By Giff Johnson
About 200 people evacuated their homes in the capital of the Marshall Islands on Wednesday after big waves caused ocean inundation around the low-lying atoll.
The waves combined with an otherwise unremarkable high tide on Wednesday, with more flooding feared for Thursday and Friday before the tides recede.
"The predicted tides were not particularly high, certainly not in the vicinity of the record high water levels from September of this year (that produced a series of ocean inundations in Majuro)," climate researcher Murray Ford, a senior lecturer in Geography at the University of Auckland, said Thursday.
"The tides and sea level rise component is not unusually high and not the direct cause of this flooding," it was only a "contributing factor", Dr Ford said.
"The key driver of this current inundation appears to be a large swell which has arrived from a more northerly direction than the typical trade wind swell."
Although damage appeared modest around Majuro Atoll, people's homes and yards were flooded with ocean water, roads at the international airport were temporarily impassible during peak flooding late afternoon Wednesday, and debris ranging from rocks and sand to garbage rolled onto roads and into yards requiring extensive clean up work.

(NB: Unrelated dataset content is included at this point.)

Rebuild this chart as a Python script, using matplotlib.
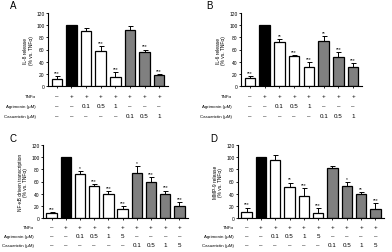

Marshall Islands Red Cross official Harry Herming said 185 Majuro residents were relocated from flooded areas to two public elementary schools, while the Church of Jesus Christ of Latter-day Saints, Salvation Army and Ahmadiyya Muslim Community all opened their doors to additional local residents needing to evacuate from areas that flooded.
The office of the government's chief secretary, which coordinates disaster responses, is scheduled to join with officials from the Red Cross and the Environmental Protection Authority to conduct a damage assessment on Friday.
Driving the flooding were ocean waves averaging nearly five meters in height.
A buoy located in the ocean near Majuro monitors waves, providing researchers a wealth of oceanographic data for nearly 10 years.
"It is looking like these are the largest waves recorded by the buoy which has been in place on and off since April 2010," Dr Ford said. Waves this week have been peaking in size at 4.82 meters (nearly 16 feet).
"This particular event would be best described as a large swell, meeting a high but not unusually high tide," Dr Ford said. "No swell and these tidal levels wouldn't have been a problem."
Historically, the king tide period for the Marshall Islands is January to March.